Forum Moderators: coopster

Message Too Old, No Replies

reguler expression fun

         

bleak26

2:20 pm on Oct 2, 2005 (gmt 0)

10+ Year Member



I am trying to create a reguler expresion to find all the links in a page of html , i am using the expresion shown bellow ,but it does not seem to work. can you see what the problem is.

^<html>(.*)$</a>

Thanks guys / girls

claus

3:20 pm on Oct 2, 2005 (gmt 0)

WebmasterWorld Senior Member 10+ Year Member



It doesn't catch a link, because a link does not start with <html>

Further, you have included a "stop sign" (the $) inside your expression, so the </a> isn't even included.

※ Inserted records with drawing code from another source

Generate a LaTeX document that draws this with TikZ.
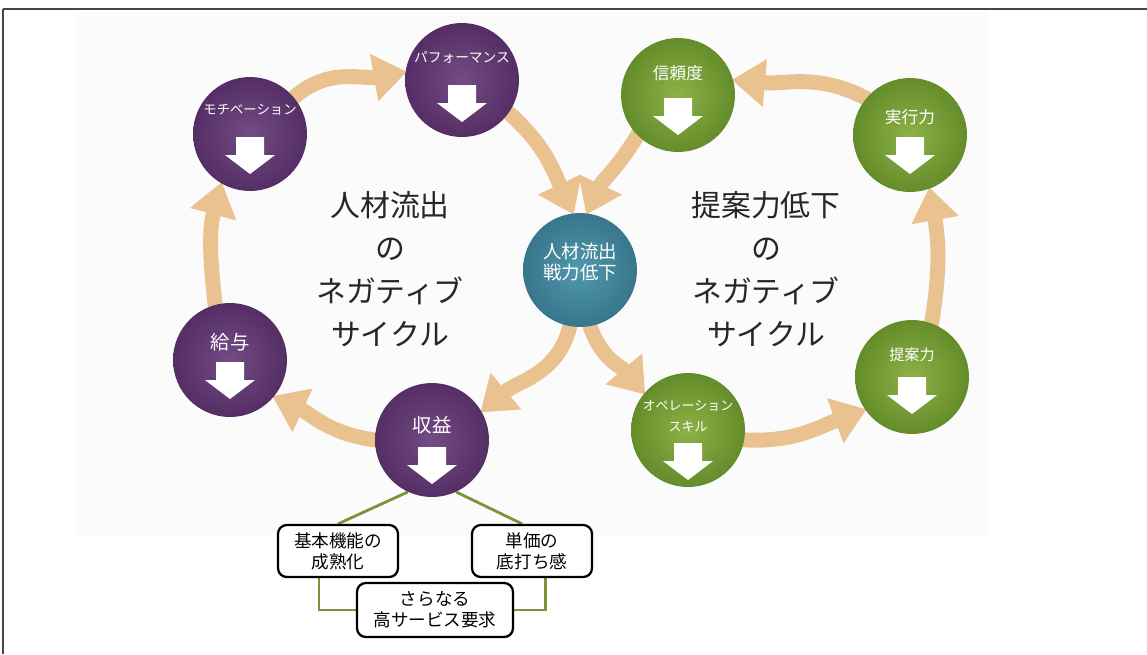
\documentclass[tikz,border=0pt]{standalone}
\usepackage{fontspec}
\newfontfamily\cjk{Noto Sans CJK JP}
\usetikzlibrary{arrows.meta,calc,backgrounds}
\definecolor{arrowtan}{RGB}{234,194,144}
\definecolor{purpl}{RGB}{116,76,134}
\definecolor{purpd}{RGB}{84,46,100}
\definecolor{grnl}{RGB}{140,178,70}
\definecolor{grnd}{RGB}{100,140,42}
\definecolor{teall}{RGB}{80,152,174}
\definecolor{teald}{RGB}{56,118,140}
\definecolor{oliveline}{RGB}{122,148,58}
\definecolor{framegray}{RGB}{70,70,70}
\newcommand\whitearrow[2]{\fill[white] ($(#1)+(-14,#2)$) -- ++(28,0) -- ++(0,-18) -- ++(11,0) -- ++(-25,-19) -- ++(-25,19) -- ++(11,0) -- cycle;}
\tikzset{
  cyc/.style={line width=8.5pt, draw=arrowtan, -{Triangle[width=26pt,length=19pt]}, shorten <=-4pt, shorten >=-1pt},
  pball/.style={circle, minimum size=2.28cm, inner sep=0pt, inner color=purpl, outer color=purpd},
  gball/.style={circle, minimum size=2.28cm, inner sep=0pt, inner color=grnl, outer color=grnd},
  tball/.style={circle, minimum size=2.28cm, inner sep=0pt, inner color=teall, outer color=teald},
  lbl/.style={text=white, inner sep=0pt, align=center},
  bigtxt/.style={font=\cjk\fontsize{17}{24.5}\selectfont, align=center, text=black!85},
  txtbox/.style={draw=black, line width=1.3pt, rounded corners=5pt, fill=white, minimum width=2.4cm, minimum height=1.04cm, align=center, font=\cjk\fontsize{10}{12}\selectfont, inner sep=1pt},
  gline/.style={draw=oliveline, line width=1.6pt},
  frameline/.style={draw=framegray, line width=1.2pt},
}
\begin{document}
\begin{tikzpicture}[x=0.02cm, y=0.02cm]
\useasboundingbox (0,0) rectangle (1147,-654);
% circles
\node[pball] (moti) at (250,-134) {};
\node[pball] (perf) at (462,-80) {};
\node[gball] (shinrai) at (678,-95) {};
\node[gball] (jikko) at (910,-135) {};
\node[pball] (kyuyo) at (230,-360) {};
\node[tball] (center) at (580,-270) {};
\node[pball] (shueki) at (432,-440) {};
\node[gball] (teian) at (912,-377) {};
\node[gball] (ope) at (688,-430) {};
% labels
\node[lbl, font=\cjk\fontsize{7.6}{9}\selectfont] (motit) at ($(moti)+(0,24)$) {モチベーション};
\node[lbl, font=\cjk\fontsize{7.8}{9}\selectfont] (perft) at ($(perf)+(0,23)$) {パフォーマンス};
\node[lbl, font=\cjk\fontsize{9.5}{11}\selectfont] (shinrait) at ($(shinrai)+(0,22)$) {信頼度};
\node[lbl, font=\cjk\fontsize{9.5}{11}\selectfont] (jikkot) at ($(jikko)+(0,18)$) {実行力};
\node[lbl, font=\cjk\fontsize{11}{13}\selectfont] (kyuyot) at ($(kyuyo)+(0,18)$) {給与};
\node[lbl, font=\cjk\fontsize{11}{13}\selectfont] (shuekit) at ($(shueki)+(0,15)$) {収益};
\node[lbl, font=\cjk\fontsize{8.6}{10}\selectfont] (teiant) at ($(teian)+(0,22)$) {提案力};
\node[lbl, font=\cjk\fontsize{7.4}{12}\selectfont] (opet) at ($(ope)+(0,14)$) {オペレーション\\スキル};
\node[lbl, font=\cjk\fontsize{10.5}{12}\selectfont] (centert) at ($(center)+(0,8)$) {人材流出\\戦力低下};
% white arrows
\whitearrow{moti}{-3}
\whitearrow{perf}{-5}
\whitearrow{shinrai}{-3}
\whitearrow{jikko}{-2}
\whitearrow{kyuyo}{-2}
\whitearrow{shueki}{-7}
\whitearrow{teian}{0}
\whitearrow{ope}{-13}
% big texts
\node[bigtxt] (lefttitle) at (390,-269) {人材流出\\の\\ネガティブ\\サイクル};
\node[bigtxt] (righttitle) at (766,-269) {提案力低下\\の\\ネガティブ\\サイクル};
% boxes
\node[txtbox] (box1) at (338,-551) {基本機能の\\成熟化};
\node[txtbox] (box2) at (532,-551) {単価の\\底打ち感};
\node[txtbox, minimum width=3.12cm, minimum height=1.08cm] (box3) at (435,-610) {さらなる\\高サービス要求};
\begin{pgfonlayer}{background}
\fill[black!1.5] (75,-12) rectangle (988,-535);
\draw[frameline] (3,-9) -- (1147,-9);
\draw[frameline] (3,-9) -- (3,-654);
% left loop
\draw[cyc] (kyuyo.105) to[out=97,in=-105] (moti.-120);
\draw[cyc] (moti.40) to[out=45,in=190] (perf.172);
\draw[cyc] (perf.-35) to[out=-40,in=115] (center.97);
\draw[cyc] (center.-100) to[out=-100,in=40] (shueki.30);
\draw[cyc] (shueki.180) to[out=175,in=-25] (kyuyo.-40);
% right loop
\draw[cyc] (center.-80) to[out=-75,in=130] (ope.140);
\draw[cyc] (ope.-10) to[out=-5,in=200] (teian.215);
\draw[cyc] (teian.70) to[out=80,in=-80] (jikko.-70);
\draw[cyc] (jikko.140) to[out=150,in=-5] (shinrai.15);
\draw[cyc] (shinrai.-135) to[out=-120,in=65] (center.83);
% green connectors
\draw[gline] (shueki.-115) -- (box1.north);
\draw[gline] (shueki.-65) -- (box2.110);
\draw[gline] (box1.235) |- (box3.west);
\draw[gline] (box2.-63) |- (box3.east);
\end{pgfonlayer}
\end{tikzpicture}
\end{document}
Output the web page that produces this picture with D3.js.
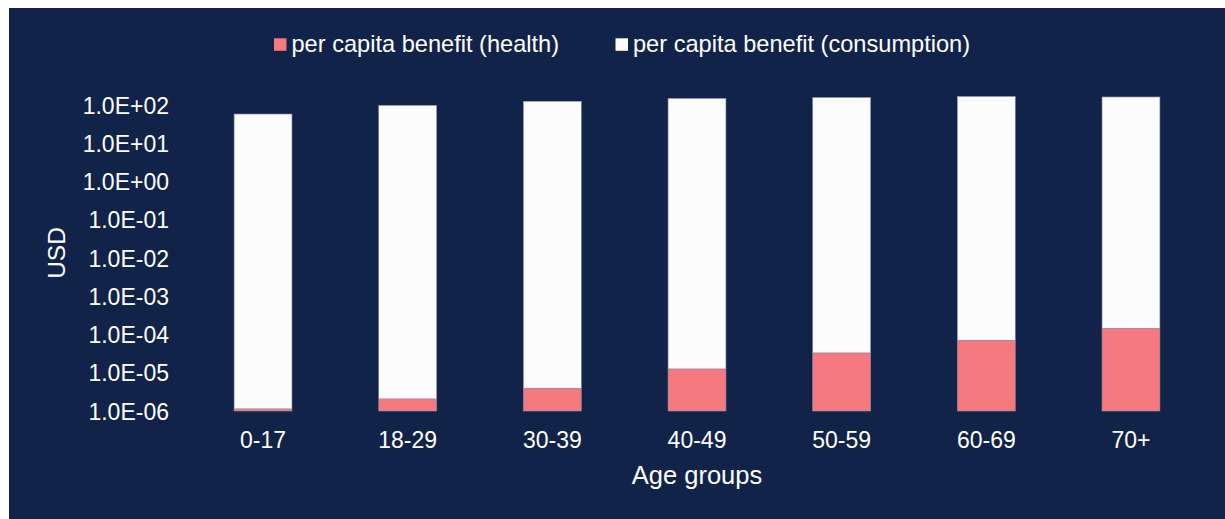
<!DOCTYPE html>
<html>
<head>
<meta charset="utf-8">
<script src="https://cdn.jsdelivr.net/npm/d3@7"></script>
<style>
  html, body { margin: 0; padding: 0; background: #ffffff; }
  svg { display: block; }
  text { font-family: "Liberation Sans", Arial, sans-serif; fill: #ffffff; }
</style>
</head>
<body>
<svg id="chart" width="1225" height="519"></svg>
<script>
const categories = ["0-17", "18-29", "30-39", "40-49", "50-59", "60-69", "70+"];
const healthBenefit = [1.13e-6, 2.06e-6, 3.9e-6, 1.25e-5, 3.28e-5, 7.05e-5, 1.42e-4];
const consumptionBenefit = [58, 98, 125, 148, 157, 167, 162];
const yTicks = [1e2, 1e1, 1e0, 1e-1, 1e-2, 1e-3, 1e-4, 1e-5, 1e-6];
const seriesNames = ["per capita benefit (health)", "per capita benefit (consumption)"];
const seriesColors = ["#f47a7f", "#fcfcfc"];

const svg = d3.select("#chart");
const W = 1225, H = 519;

svg.append("rect").attr("x", 9).attr("y", 8).attr("width", W - 9).attr("height", H - 8)
  .attr("fill", "#12234a");

const x = d3.scaleBand().domain(categories).range([190.7, 1203.3]).paddingInner(0.6).paddingOuter(0.3);
const y = d3.scaleLog().domain([1e-6, 1e2]).range([411, 105]);

const fmt = v => {
  const e = Math.round(Math.log10(v));
  const s = e < 0 ? "-" : "+";
  return "1.0E" + s + String(Math.abs(e)).padStart(2, "0");
};

// y axis labels
const yAxis = d3.axisLeft(y).tickValues(yTicks).tickFormat(fmt).tickSize(0).tickPadding(0);
const gy = svg.append("g").attr("transform", "translate(169,0)").call(yAxis);
gy.select(".domain").remove();
gy.selectAll("text").attr("font-size", "23px").attr("fill", "#ffffff")
  .attr("font-family", "'Liberation Sans', Arial, sans-serif").attr("dy", "0.35em");

// x axis labels
const xAxis = d3.axisBottom(x).tickSize(0).tickPadding(0);
const gx = svg.append("g").attr("transform", "translate(0,432)").call(xAxis);
gx.select(".domain").remove();
gx.selectAll("text").attr("font-size", "23px").attr("fill", "#ffffff")
  .attr("font-family", "'Liberation Sans', Arial, sans-serif").attr("dy", "0.71em");

// stacked bars
const data = categories.map((c, i) => ({ c, h: healthBenefit[i], t: healthBenefit[i] + consumptionBenefit[i] }));
const bars = svg.append("g");
bars.selectAll("rect.cons").data(data).join("rect")
  .attr("class", "cons")
  .attr("x", d => x(d.c)).attr("width", x.bandwidth())
  .attr("y", d => y(d.t)).attr("height", d => y(d.h) - y(d.t))
  .attr("fill", seriesColors[1]).attr("stroke", "#8b94ab").attr("stroke-width", 0.6);
bars.selectAll("rect.health").data(data).join("rect")
  .attr("class", "health")
  .attr("x", d => x(d.c)).attr("width", x.bandwidth())
  .attr("y", d => y(d.h)).attr("height", d => y(1e-6) - y(d.h))
  .attr("fill", seriesColors[0]).attr("stroke", "#9a8fa0").attr("stroke-width", 0.6);

// axis titles
svg.append("text").attr("x", 697).attr("y", 484).attr("text-anchor", "middle")
  .attr("font-size", "25.5px").text("Age groups");
svg.append("text").attr("transform", "translate(65,253) rotate(-90)").attr("text-anchor", "middle")
  .attr("font-size", "24.5px").text("USD");

// legend
const legend = [
  { sx: 274, tx: 291.5 },
  { sx: 615.5, tx: 633 }
];
legend.forEach((l, i) => {
  svg.append("rect").attr("x", l.sx).attr("y", 38.3).attr("width", 12.5).attr("height", 12.5)
    .attr("fill", seriesColors[i]);
  svg.append("text").attr("x", l.tx).attr("y", 52).attr("font-size", "23.6px").text(seriesNames[i]);
});
</script>
</body>
</html>
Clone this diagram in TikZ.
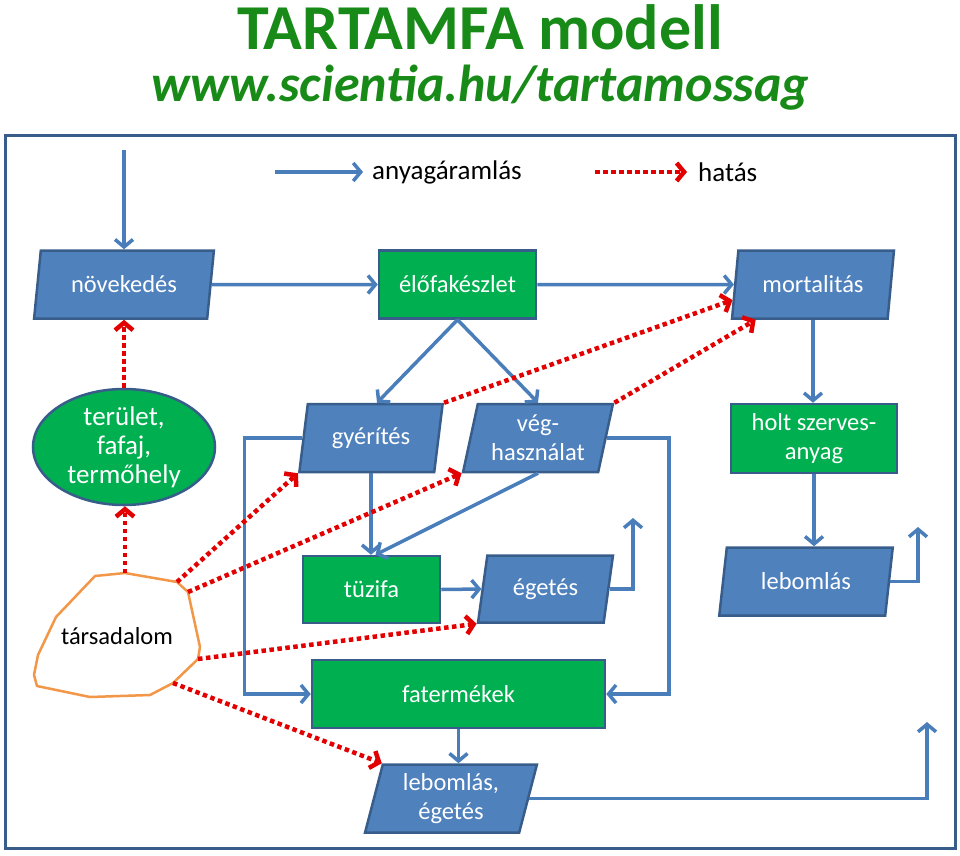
\documentclass[tikz,border=0pt]{standalone}
\usepackage{fontspec}
\setmainfont{Carlito}
\usetikzlibrary{arrows.meta,shapes.geometric,calc}

\definecolor{boxblue}{RGB}{79,129,189}
\definecolor{boxline}{RGB}{56,93,138}
\definecolor{boxgreen}{RGB}{0,176,80}
\definecolor{flowblue}{RGB}{74,126,187}
\definecolor{effred}{RGB}{226,0,0}
\definecolor{titlegreen}{RGB}{24,138,24}
\definecolor{socorange}{RGB}{242,150,72}

\begin{document}
\begin{tikzpicture}[x=1pt,y=-1pt,>={Straight Barb[length=7.5pt,width=18pt]}]
  \tikzstyle{every node}=[font=\fontsize{24.5}{29}\selectfont]
  \tikzstyle{proc}=[trapezium,trapezium left angle=76,trapezium right angle=104,
  		    trapezium stretches=true,draw=boxline,line width=2.5pt,
  		    fill=boxblue,text=white,align=center,minimum height=68pt,inner sep=0pt]
  \tikzstyle{store}=[rectangle,draw=boxline,line width=2.5pt,fill=boxgreen,
  		     text=white,align=center,minimum height=68pt,inner sep=0pt]
  \tikzstyle{flow}=[->,draw=flowblue,line width=3.5pt]
  \tikzstyle{effect}=[->,draw=effred,line width=4.5pt,dash pattern=on 4.5pt off 3.5pt]
  \useasboundingbox (0,0) rectangle (960,855);

  % title
  \node[text=titlegreen,font=\fontsize{64}{70}\selectfont\bfseries] (title) at (480,27) {TARTAMFA modell};
  \node[text=titlegreen,font=\fontsize{52}{60}\selectfont\bfseries\itshape] (url) at (480,88) {www.scientia.hu/tartamossag};
  \draw[boxline,line width=3pt] (5,135) rectangle (955,848);

  % legend
  \node[anchor=west,inner sep=0pt,font=\fontsize{27}{30}\selectfont] (lflow) at (372,172) {anyagáramlás};
  \node[anchor=west,inner sep=0pt,font=\fontsize{27}{30}\selectfont] (leff) at (698,172) {hatás};
  \coordinate (lf) at (275,172);
  \coordinate (le) at (595,172);
  \draw[flow] (lf) -- ([xshift=-9pt]lflow.west);
  \draw[effect] (le) -- ([xshift=-11pt]leff.west);

  % top row
  \node[proc,minimum width=180pt] (nov) at (124,284.5) {növekedés};
  \node[store,minimum width=157pt] (elo) at (457.5,284.5) {élőfakészlet};
  \node[proc,minimum width=162pt] (mort) at (813,284.5) {mortalitás};
  \node[ellipse,draw=boxline,line width=2.5pt,fill=boxgreen,text=white,align=center,
        font=\fontsize{27}{29}\selectfont,
        minimum width=182pt,minimum height=116pt,inner sep=0pt] (ter) at (124,447) {terület,\\fafaj,\\termőhely};

  % middle
  \node[proc,minimum width=144pt] (gyer) at (371,438) {gyérítés};
  \node[proc,minimum width=150pt] (veg) at (538,438) {vég-\\használat};
  \node[store,minimum width=166pt,minimum height=69pt] (holt) at (814,438.5) {holt szerves-\\anyag};
  \node[store,minimum width=137pt,minimum height=67pt] (tuz) at (371.5,589.5) {tüzifa};
  \node[proc,minimum width=135pt,minimum height=67pt] (eg) at (545.5,589) {égetés};
  \node[proc,minimum width=174pt] (leb) at (806,581.5) {lebomlás};
  \node[store,minimum width=293pt] (fat) at (458.5,694) {fatermékek};
  \node[proc,minimum width=172pt] (lebeg) at (451,798.5) {lebomlás,\\égetés};

  % society
  \coordinate (s1) at (95,576);
  \coordinate (s2) at (125,573);
  \coordinate (s3) at (177,582);
  \coordinate (s4) at (188,592);
  \coordinate (s5) at (200,647);
  \coordinate (s6) at (198,659);
  \coordinate (s7) at (173,683);
  \coordinate (s8) at (150,695);
  \coordinate (s9) at (90,697);
  \coordinate (s10) at (37,686);
  \coordinate (s11) at (34,675);
  \coordinate (s12) at (38,655);
  \coordinate (s13) at (56,617);
  \draw[socorange,line width=2.5pt,line join=round] (s1) -- (s2) -- (s3) -- (s4) -- (s5) -- (s6) -- (s7)
    -- (s8) -- (s9) -- (s10) -- (s11) -- (s12) -- (s13) -- cycle;
  \node (tars) at (117,636) {társadalom};

  % free ends
  \coordinate (in) at (124,150);
  \coordinate (out1) at (633,518);
  \coordinate (out2) at (918,527);
  \coordinate (out3) at (927,722);

  % material flow
  \draw[flow] (in) -- (in |- nov.north);
  \draw[flow] (nov.east) -- (elo.west);
  \draw[flow] (elo.east) -- (mort.west);
  \draw[flow] (elo.south) -- ([xshift=6pt]gyer.north);
  \draw[flow] (elo.south) -- (veg.north);
  \draw[flow] (mort.south) -- (mort.south |- holt.north);
  \draw[flow] (holt.south) -- (holt.south |- leb.north);
  \draw[flow] (gyer.south) -- (gyer.south |- tuz.north);
  \draw[flow] (veg.south) -- ([xshift=4pt]tuz.north);
  \draw[flow] (tuz.east) -- (eg.west);
  \draw[flow] (gyer.west) -- ++(-58,0) |- (fat.west);
  \draw[flow] (veg.east) -- ++(62,0) |- (fat.east);
  \draw[flow] (fat.south) -- (fat.south |- lebeg.north);
  \draw[flow] (eg.east) -| (out1);
  \draw[flow] (leb.east) -| (out2);
  \draw[flow] (lebeg.east) -| (out3);

  % effects
  \draw[effect] (ter.north) -- (ter.north |- nov.south);
  \draw[effect] (s2) -- (s2 |- ter.south);
  \draw[effect] (s3) -- (gyer.bottom left corner);
  \draw[effect] (s4) -- (veg.bottom left corner);
  \draw[effect] (s6) -- (eg.bottom left corner);
  \draw[effect] (s7) -- (lebeg.top left corner);
  \draw[effect] (gyer.top right corner) -- ($(mort.bottom left corner)!0.28!(mort.top left corner)$);
  \draw[effect] (veg.top right corner) -- ([xshift=25pt]mort.bottom left corner);
\end{tikzpicture}
\end{document}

I would think that this expression should match some links:

<a\shref.*/a> 

ergophobe

4:18 pm on Oct 2, 2005 (gmt 0)

WebmasterWorld Senior Member 10+ Year Member Top Contributors Of The Month



Regular expressions are "greedy" by default, so if you have


this is <a href="link1.htm">link1</a> and this is <a href="link2.html">link2</a>

The regex that Claus gave will match


="link1.htm">link1</a> and this is <a href="link2.html">link2<

To match a single link, you need to make it ungreedy, as in

$pattern = '/<a\s[^>]*href=["\']?(.+)[\'"\s>]/U';

In English: find a tag that starts with '<a' followed by white space and zero or more other characters that do not close the tag, stopping at the first "href=" encountered, followed or not by single or double quotes, then after that grab anything you find up until you encounter either a close quote or a space or a close tag.

So in


this is <a href="link1.htm">link1</a> and this is <a href="link2.html">link2</a>

This will match


link1.htm

If you want all them, plug that pattern into preg_match_all. If you want the whole thing (from <a> to </a>) you will need to enclose it all in parens for the capture.